* [WRITTEN TASK]:
Filter the data below for the string "matplotlib" and copy each matching line.

——

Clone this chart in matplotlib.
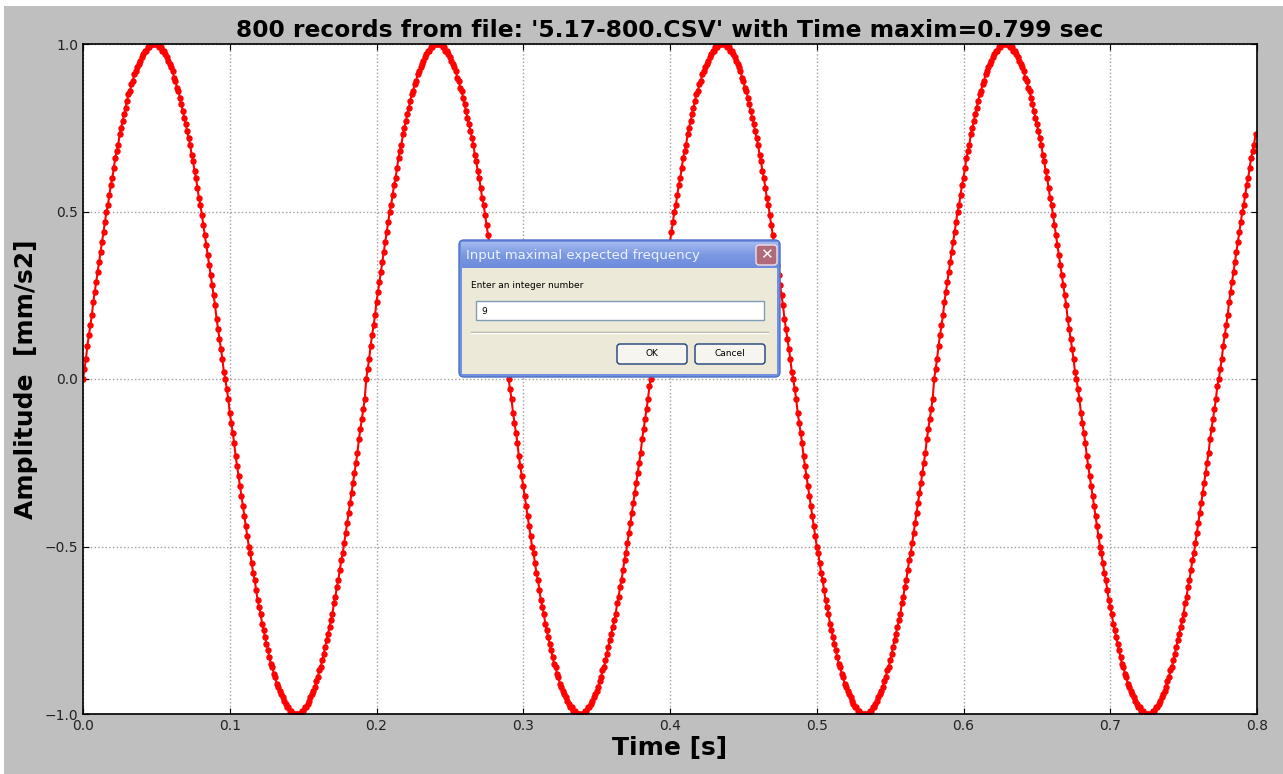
import numpy as np
import matplotlib
matplotlib.use("Agg")
import matplotlib.pyplot as plt
from matplotlib.patches import Rectangle, FancyBboxPatch

# Records read from '5.17-800.CSV' (one every 1 ms)
sample_interval = 0.001
amplitude = [
    # 0.000 - 0.096
    0.00, 0.03, 0.06, 0.10, 0.13, 0.16, 0.19, 0.23, 0.26, 0.29,
    0.32, 0.35, 0.38, 0.41, 0.44, 0.47, 0.50, 0.52, 0.55, 0.58,
    0.60, 0.63, 0.66, 0.68, 0.70, 0.73, 0.75, 0.77, 0.79, 0.81,
    0.83, 0.85, 0.86, 0.88, 0.89, 0.91, 0.92, 0.93, 0.94, 0.95,
    0.96, 0.97, 0.98, 0.98, 0.99, 0.99, 1.00, 1.00, 1.00, 1.00,
    1.00, 1.00, 0.99, 0.99, 0.98, 0.98, 0.97, 0.96, 0.95, 0.94,
    0.93, 0.92, 0.90, 0.89, 0.87, 0.86, 0.84, 0.82, 0.80, 0.78,
    0.76, 0.74, 0.72, 0.70, 0.67, 0.65, 0.62, 0.60, 0.57, 0.54,
    0.52, 0.49, 0.46, 0.43, 0.40, 0.37, 0.34, 0.31, 0.28, 0.25,
    0.22, 0.18, 0.15, 0.12, 0.09, 0.06, 0.02,
    # 0.097 - 0.192
    0.00, -0.03, -0.06, -0.10, -0.13, -0.16, -0.19, -0.23, -0.26, -0.29,
    -0.32, -0.35, -0.38, -0.41, -0.44, -0.47, -0.50, -0.52, -0.55, -0.58,
    -0.60, -0.63, -0.66, -0.68, -0.70, -0.73, -0.75, -0.77, -0.79, -0.81,
    -0.83, -0.85, -0.86, -0.88, -0.89, -0.91, -0.92, -0.93, -0.94, -0.95,
    -0.96, -0.97, -0.98, -0.98, -0.99, -0.99, -1.00, -1.00, -1.00, -1.00,
    -1.00, -1.00, -0.99, -0.99, -0.98, -0.98, -0.97, -0.96, -0.95, -0.94,
    -0.93, -0.92, -0.90, -0.89, -0.87, -0.86, -0.84, -0.82, -0.80, -0.78,
    -0.76, -0.74, -0.72, -0.70, -0.67, -0.65, -0.62, -0.60, -0.57, -0.54,
    -0.52, -0.49, -0.46, -0.43, -0.40, -0.37, -0.34, -0.31, -0.28, -0.25,
    -0.22, -0.18, -0.15, -0.12, -0.09, -0.06,
    # 0.193 - 0.289
    0.00, 0.03, 0.06, 0.10, 0.13, 0.16, 0.19, 0.23, 0.26, 0.29,
    0.32, 0.35, 0.38, 0.41, 0.44, 0.47, 0.50, 0.52, 0.55, 0.58,
    0.60, 0.63, 0.66, 0.68, 0.70, 0.73, 0.75, 0.77, 0.79, 0.81,
    0.83, 0.85, 0.86, 0.88, 0.89, 0.91, 0.92, 0.93, 0.94, 0.95,
    0.96, 0.97, 0.98, 0.98, 0.99, 0.99, 1.00, 1.00, 1.00, 1.00,
    1.00, 1.00, 0.99, 0.99, 0.98, 0.98, 0.97, 0.96, 0.95, 0.94,
    0.93, 0.92, 0.90, 0.89, 0.87, 0.86, 0.84, 0.82, 0.80, 0.78,
    0.76, 0.74, 0.72, 0.70, 0.67, 0.65, 0.62, 0.60, 0.57, 0.54,
    0.52, 0.49, 0.46, 0.43, 0.40, 0.37, 0.34, 0.31, 0.28, 0.25,
    0.22, 0.18, 0.15, 0.12, 0.09, 0.06, 0.02,
    # 0.290 - 0.386
    0.00, -0.03, -0.06, -0.10, -0.13, -0.16, -0.19, -0.23, -0.26, -0.29,
    -0.32, -0.35, -0.38, -0.41, -0.44, -0.47, -0.50, -0.52, -0.55, -0.58,
    -0.60, -0.63, -0.66, -0.68, -0.70, -0.73, -0.75, -0.77, -0.79, -0.81,
    -0.83, -0.85, -0.86, -0.88, -0.89, -0.91, -0.92, -0.93, -0.94, -0.95,
    -0.96, -0.97, -0.98, -0.98, -0.99, -0.99, -1.00, -1.00, -1.00, -1.00,
    -1.00, -1.00, -0.99, -0.99, -0.98, -0.98, -0.97, -0.96, -0.95, -0.94,
    -0.93, -0.92, -0.90, -0.89, -0.87, -0.86, -0.84, -0.82, -0.80, -0.78,
    -0.76, -0.74, -0.72, -0.70, -0.67, -0.65, -0.62, -0.60, -0.57, -0.54,
    -0.52, -0.49, -0.46, -0.43, -0.40, -0.37, -0.34, -0.31, -0.28, -0.25,
    -0.22, -0.18, -0.15, -0.12, -0.09, -0.06, -0.02,
    # 0.387 - 0.483
    0.00, 0.03, 0.06, 0.10, 0.13, 0.16, 0.19, 0.23, 0.26, 0.29,
    0.32, 0.35, 0.38, 0.41, 0.44, 0.47, 0.50, 0.52, 0.55, 0.58,
    0.60, 0.63, 0.66, 0.68, 0.70, 0.73, 0.75, 0.77, 0.79, 0.81,
    0.83, 0.85, 0.86, 0.88, 0.89, 0.91, 0.92, 0.93, 0.94, 0.95,
    0.96, 0.97, 0.98, 0.98, 0.99, 0.99, 1.00, 1.00, 1.00, 1.00,
    1.00, 1.00, 0.99, 0.99, 0.98, 0.98, 0.97, 0.96, 0.95, 0.94,
    0.93, 0.92, 0.90, 0.89, 0.87, 0.86, 0.84, 0.82, 0.80, 0.78,
    0.76, 0.74, 0.72, 0.70, 0.67, 0.65, 0.62, 0.60, 0.57, 0.54,
    0.52, 0.49, 0.46, 0.43, 0.40, 0.37, 0.34, 0.31, 0.28, 0.25,
    0.22, 0.18, 0.15, 0.12, 0.09, 0.06, 0.02,
    # 0.484 - 0.579
    0.00, -0.03, -0.06, -0.10, -0.13, -0.16, -0.19, -0.23, -0.26, -0.29,
    -0.32, -0.35, -0.38, -0.41, -0.44, -0.47, -0.50, -0.52, -0.55, -0.58,
    -0.60, -0.63, -0.66, -0.68, -0.70, -0.73, -0.75, -0.77, -0.79, -0.81,
    -0.83, -0.85, -0.86, -0.88, -0.89, -0.91, -0.92, -0.93, -0.94, -0.95,
    -0.96, -0.97, -0.98, -0.98, -0.99, -0.99, -1.00, -1.00, -1.00, -1.00,
    -1.00, -1.00, -0.99, -0.99, -0.98, -0.98, -0.97, -0.96, -0.95, -0.94,
    -0.93, -0.92, -0.90, -0.89, -0.87, -0.86, -0.84, -0.82, -0.80, -0.78,
    -0.76, -0.74, -0.72, -0.70, -0.67, -0.65, -0.62, -0.60, -0.57, -0.54,
    -0.52, -0.49, -0.46, -0.43, -0.40, -0.37, -0.34, -0.31, -0.28, -0.25,
    -0.22, -0.18, -0.15, -0.12, -0.09, -0.06,
    # 0.580 - 0.676
    0.00, 0.03, 0.06, 0.10, 0.13, 0.16, 0.19, 0.23, 0.26, 0.29,
    0.32, 0.35, 0.38, 0.41, 0.44, 0.47, 0.50, 0.52, 0.55, 0.58,
    0.60, 0.63, 0.66, 0.68, 0.70, 0.73, 0.75, 0.77, 0.79, 0.81,
    0.83, 0.85, 0.86, 0.88, 0.89, 0.91, 0.92, 0.93, 0.94, 0.95,
    0.96, 0.97, 0.98, 0.98, 0.99, 0.99, 1.00, 1.00, 1.00, 1.00,
    1.00, 1.00, 0.99, 0.99, 0.98, 0.98, 0.97, 0.96, 0.95, 0.94,
    0.93, 0.92, 0.90, 0.89, 0.87, 0.86, 0.84, 0.82, 0.80, 0.78,
    0.76, 0.74, 0.72, 0.70, 0.67, 0.65, 0.62, 0.60, 0.57, 0.54,
    0.52, 0.49, 0.46, 0.43, 0.40, 0.37, 0.34, 0.31, 0.28, 0.25,
    0.22, 0.18, 0.15, 0.12, 0.09, 0.06, 0.02,
    # 0.677 - 0.773
    0.00, -0.03, -0.06, -0.10, -0.13, -0.16, -0.19, -0.23, -0.26, -0.29,
    -0.32, -0.35, -0.38, -0.41, -0.44, -0.47, -0.50, -0.52, -0.55, -0.58,
    -0.60, -0.63, -0.66, -0.68, -0.70, -0.73, -0.75, -0.77, -0.79, -0.81,
    -0.83, -0.85, -0.86, -0.88, -0.89, -0.91, -0.92, -0.93, -0.94, -0.95,
    -0.96, -0.97, -0.98, -0.98, -0.99, -0.99, -1.00, -1.00, -1.00, -1.00,
    -1.00, -1.00, -0.99, -0.99, -0.98, -0.98, -0.97, -0.96, -0.95, -0.94,
    -0.93, -0.92, -0.90, -0.89, -0.87, -0.86, -0.84, -0.82, -0.80, -0.78,
    -0.76, -0.74, -0.72, -0.70, -0.67, -0.65, -0.62, -0.60, -0.57, -0.54,
    -0.52, -0.49, -0.46, -0.43, -0.40, -0.37, -0.34, -0.31, -0.28, -0.25,
    -0.22, -0.18, -0.15, -0.12, -0.09, -0.06, -0.02,
    # 0.774 - 0.799
    0.00, 0.03, 0.06, 0.10, 0.13, 0.16, 0.19, 0.23, 0.26, 0.29,
    0.32, 0.35, 0.38, 0.41, 0.44, 0.47, 0.50, 0.52, 0.55, 0.58,
    0.60, 0.63, 0.66, 0.68, 0.70, 0.73,
]
file_name = "5.17-800.CSV"
x_ticks = [0.0, 0.1, 0.2, 0.3, 0.4, 0.5, 0.6, 0.7, 0.8]
y_ticks = [-1.0, -0.5, 0.0, 0.5, 1.0]

time = np.arange(len(amplitude)) * sample_interval

W, H = 1283, 774
fig = plt.figure(figsize=(W / 100, H / 100), dpi=100, facecolor="white")
# grey window area (screenshot has a thin white edge top/left)
fig.add_artist(Rectangle((4 / W, 0), 1 - 4 / W, 768 / H, transform=fig.transFigure,
                         facecolor="#bfbfbf", edgecolor="none", zorder=-5))

ax = fig.add_axes([83 / W, 60 / H, 1174 / W, 670 / H])
ax.plot(time, amplitude, color="red", linewidth=1.5, marker="o", markersize=3.6,
        markeredgecolor="red", markerfacecolor="red")
ax.set_xlim(0, 0.8)
ax.set_ylim(-1, 1)
ax.set_xticks(x_ticks)
ax.set_yticks(y_ticks)
ax.tick_params(direction="in", length=4, labelsize=10, labelcolor="#222222",
               top=True, right=True)
ax.grid(True, linestyle=":", color="#a0a0a0", linewidth=1)
for s in ax.spines.values():
    s.set_linewidth(1.2)
ax.set_title(f"800 records from file: '{file_name}' with Time maxim={time[-1]:.3f} sec",
             fontsize=16.8, fontweight="bold", pad=5)
ax.set_xlabel("Time [s]", fontsize=18, fontweight="bold", labelpad=2)
ax.set_ylabel("Amplitude  [mm/s2]", fontsize=18, fontweight="bold", labelpad=5)

# the Tk input dialog sitting on top of the plot
ov = fig.add_axes([0, 0, 1, 1], zorder=10)
ov.set_xlim(0, W)
ov.set_ylim(H, 0)
ov.axis("off")
ov.patch.set_alpha(0)

ov.add_patch(FancyBboxPatch((459, 240), 321, 137, boxstyle="round,pad=0,rounding_size=5",
                            facecolor="#7090e0", edgecolor="#4f6fc8", linewidth=1))
grad = np.linspace(0, 1, 30).reshape(-1, 1)
ov.imshow(grad, extent=(461, 778, 268, 242), cmap=matplotlib.colors.LinearSegmentedColormap.from_list(
    "tb", ["#a2b8ee", "#7a98e2", "#6d8cdd"]), aspect="auto", zorder=2)
ov.add_patch(Rectangle((462, 268), 315, 106, facecolor="#ece9d8", edgecolor="none", zorder=3))
ov.text(466, 256, "Input maximal expected frequency", fontsize=9.5, color="#eef2ff",
        va="center", ha="left", zorder=4)
ov.add_patch(FancyBboxPatch((756, 245), 21, 20, boxstyle="round,pad=0,rounding_size=3",
                            facecolor="#b06a7a", edgecolor="#f0e0e8", linewidth=1, zorder=4))
ov.text(766.5, 255, "✕", fontsize=11, color="white", ha="center", va="center",
        fontweight="bold", zorder=5)
ov.text(471, 285, "Enter an integer number", fontsize=6.5, color="black",
        va="center", ha="left", zorder=4)
ov.add_patch(Rectangle((476, 301), 288, 19, facecolor="white", edgecolor="#7f9db9",
                       linewidth=1, zorder=4))
ov.text(481, 311, "9", fontsize=6.5, color="black", va="center", ha="left", zorder=5)
ov.plot([471, 768], [332, 332], color="#aca899", linewidth=1, zorder=4)
ov.plot([471, 768], [333, 333], color="white", linewidth=1, zorder=4)
for bx, label in [(617, "OK"), (695, "Cancel")]:
    ov.add_patch(FancyBboxPatch((bx, 344), 70, 20, boxstyle="round,pad=0,rounding_size=3",
                                facecolor="#f6f5f0", edgecolor="#1c3f7a", linewidth=1, zorder=4))
    ov.text(bx + 35, 354, label, fontsize=6.5, color="black", ha="center", va="center", zorder=5)

fig.savefig("out.png", dpi=100, facecolor=fig.get_facecolor())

——

* [THE REPLY]:
Clone this chart in matplotlib.
import matplotlib
matplotlib.use("Agg")
import matplotlib.pyplot as plt
from matplotlib.patches import Rectangle, FancyBboxPatch
ov.imshow(grad, extent=(461, 778, 268, 242), cmap=matplotlib.colors.LinearSegmentedColormap.from_list(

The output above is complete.